Aunque su aspecto simule el de un nostálgico del heavy metal ochenteno, emulando en pintas y formas a cualquier aspirante a guitarrista de Megadeth o los primeros Metallica, Vile es muy indie. Y a mucha honra. En tan sólo tres años ha publicado cuatro LPs, dos EPs y dos singles, consiguiendo firmar con Matador, sin duda (y junto a Sub Pop y Domino) uno de los sellos indies más mainstream e importantes del globo. Recompensa más que merecida si tenemos en cuenta que sus dos primeros trabajos fueron un ejercicio de fogueo anacrónico que lo erigió como una de las caras más buscadas, vitoreadas y aplaudidas de la generación lo-fi (algo que no podemos llamar escena, pero que sí comparten cierto regusto por el sonido de baja calidad y las pequeñas producciones dispersas, despistadas y corrompiendo los muros del sonido spectorianos) y, junto con Pete Yorn, Joanna Newsom y Devendra Banhart, los únicos que mantienen alto el listón de cantautores modernos y avanzados, virando en sonidos y explotando hacia los cuatro costados, sin prisa pero (sobre todo) sin pausa. De»Constant Hitmaker» (Gulcher, 2008 / Woodsist, 2009) y «God is Saying This to You…» (Kemado Records / Mexican Summer, 2009), Vile pasó a contestar con su trabajo más laureado hasta la fecha (aunque servidor esté enamorado de “God is Saying…”), «Childish Prodigy» (Matador, 2009), su primer material con su disquera actual, aplaudido por gente como Kim Gordon (bajista en Sonic Youth y una de las musas del indie noventero) y, hasta ahora, su pisada más ecléctica, variada y concreta. En estos tres discos el músico de Philadelphia se dedicó a homenajear a grandes (Dylan, Drake, Elliott Smith, Tom Petty, Bruce Springsteen) y jóvenes (Devendra Banhart, Woods, Real Estate, The Dodos, Ariel Pink), haciendo pasar por un tamiz de lo más peculiar una paleta de coloridos sonidos que lo acercan tanto al blues más pureta como al bucle experimental de fondo y alma oscura. Una suerte de new wave post wave de la wave. Pero fina y re(s)catada.

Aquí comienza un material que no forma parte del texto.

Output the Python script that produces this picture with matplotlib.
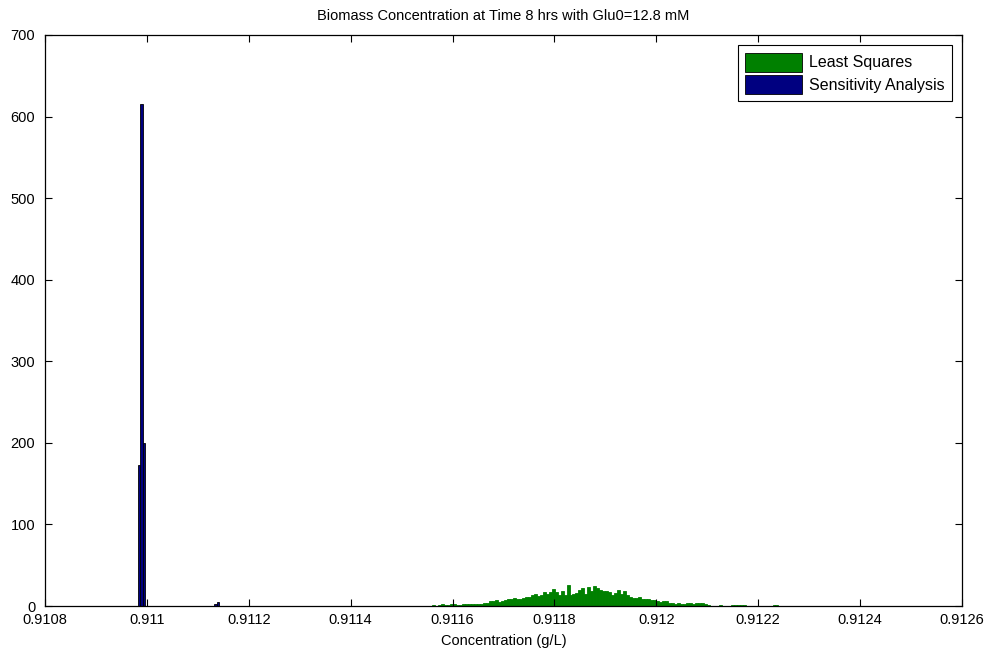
import numpy as np
import matplotlib
matplotlib.use("Agg")
import matplotlib.pyplot as plt
from matplotlib.patches import Patch

plt.rcParams['font.family'] = ['Liberation Sans', 'DejaVu Sans']

# ---- data ----
title = "Biomass Concentration at Time 8 hrs with Glu0=12.8 mM"
xlabel = "Concentration (g/L)"
series_names = ["Least Squares", "Sensitivity Analysis"]

# Least Squares histogram (116 bins)
ls_start = 0.91156
ls_width = 5.86e-6
ls_counts = [1, 0, 1, 2, 1, 1, 3, 2, 1, 1, 2, 2, 2, 3, 3, 3, 2, 4, 4, 6,
             6, 7, 5, 6, 7, 9, 9, 10, 8, 9, 10, 11, 11, 13, 15, 12, 14, 17, 15, 17,
             21, 17, 13, 19, 13, 26, 13, 15, 16, 20, 22, 15, 23, 19, 25, 22, 20, 19, 18, 17,
             14, 16, 20, 15, 19, 14, 11, 10, 10, 11, 9, 9, 9, 7, 7, 6, 5, 6, 6, 4,
             4, 3, 4, 3, 3, 4, 4, 3, 4, 4, 4, 3, 1, 0, 0, 0, 1, 0, 0, 0,
             1, 1, 1, 1, 1, 0, 0, 0, 0, 0, 0, 0, 0, 0, 1, 1]

# Sensitivity Analysis histogram
sa_start = 0.910982
sa_width = 4.7e-6
sa_counts = [173, 615, 200] + [0] * 29 + [2, 5]

x_ticks = [0.9108, 0.911, 0.9112, 0.9114, 0.9116, 0.9118, 0.912, 0.9122, 0.9124, 0.9126]
x_tick_labels = ["0.9108", "0.911", "0.9112", "0.9114", "0.9116", "0.9118",
                 "0.912", "0.9122", "0.9124", "0.9126"]
y_ticks = [0, 100, 200, 300, 400, 500, 600, 700]

green = "#008000"
navy = "#000080"

fig = plt.figure(figsize=(9.94, 6.5), dpi=100)
ax = fig.add_axes([45/994, 1 - 606/650, (962-45)/994, (606-35)/650])

ls_left = ls_start + ls_width * np.arange(len(ls_counts))
ax.bar(ls_left, ls_counts, width=ls_width, align='edge', color=green,
       edgecolor=green, linewidth=0.6)
sa_left = sa_start + sa_width * np.arange(len(sa_counts))
ax.bar(sa_left, sa_counts, width=sa_width, align='edge', color=navy,
       edgecolor='black', linewidth=0.6)

ax.set_xlim(0.9108, 0.9126)
ax.set_ylim(0, 700)
ax.set_xticks(x_ticks)
ax.set_xticklabels(x_tick_labels)
ax.set_yticks(y_ticks)
ax.tick_params(direction='in', length=5, width=0.8, top=True, right=True,
               labelsize=10.5, colors='black')
ax.tick_params(axis='y', pad=7)
ax.tick_params(axis='x', pad=5)
for s in ax.spines.values():
    s.set_linewidth(0.9)
    s.set_color('black')

ax.set_title(title, fontsize=10.5, pad=11)
ax.set_xlabel(xlabel, fontsize=10.5, labelpad=5)

handles = [Patch(facecolor=green, edgecolor='black', linewidth=0.6),
           Patch(facecolor=navy, edgecolor='black', linewidth=0.6)]
leg = ax.legend(handles, series_names, loc='upper right', fontsize=11.5,
                handlelength=3.6, handleheight=1.45, fancybox=False,
                edgecolor='black', framealpha=1, borderaxespad=0.65,
                labelspacing=0.2, handletextpad=0.4, borderpad=0.45)
leg.get_frame().set_linewidth(0.8)

fig.savefig("out.png", dpi=100)
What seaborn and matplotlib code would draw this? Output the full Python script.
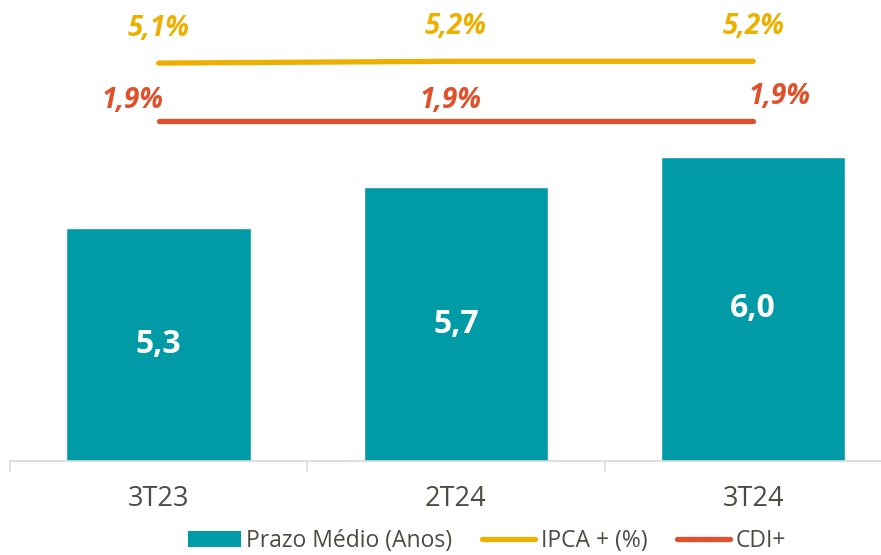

Con «Smoke Ring for My Halo» (Matador, 2011) nos encontramos con la evolución concreta de Vile hacia los sonidos clásicos, tan cerca del folk de autor de los 60 y los 70 como del blues moderno acústico (el de The Black Keys, pero usando la monotonía como herramienta). Aquel que hace unos meses veíamos en el single-EP «In My Time» (Matador, 2010) se hace hoy carne en un compilado que sobrepasa los 45 minutos y nos deja perlas dignas de aquel «Cripple Crow» (XL, 2005) de Devendra Banhart como «Baby’s Arms«, herencias de la psicodelia hippie de los 60, uniendo a Hendrix y The Band como «Puppet to the Man«, el psycho-folk de raíz árabe, emparentado con aquel vicio por las guitarras de sonido envolvente de George Harrison en «Society is My Friend» o la nasalidad del Dylan primerizo, blandiendo de slide, yeites y ritmo y blues (esta vez sin armónica) en piezas como «Runner Ups«. Aún así, es probablemente cuando la formalidad más accesible dice presente, en un arranque que lo emparenta con Jeff Tweedy y el Ryan Adams de Whiskeytown en (la antes mencionada) «In My Time» o «Ghost Town«, donde Vile tiene más que decir y un terreno mucho menos farragoso para crecer, emocionar y evolucionar como un músico de armas tomar. Probablemente el exceso de monotonía sónica, las canciones excesivamente largas (varias por encima de los cinco minutos) y, sobre todo, la zozobra impoluta que eterniza las canciones con ausencia total de ruptura estructural hacen «Smoke Ring for My Halo» un ejercicio sólo aptos para aquellos que empatizan con esta forma de crear y disfrutar del nuevo folk-pop americano; pero gustos, vicios y filias aparte, Kurt Vile sigue avisando y postulándose como el gran candidato a heredar un trono aún vacío de quién sabe qué y quién.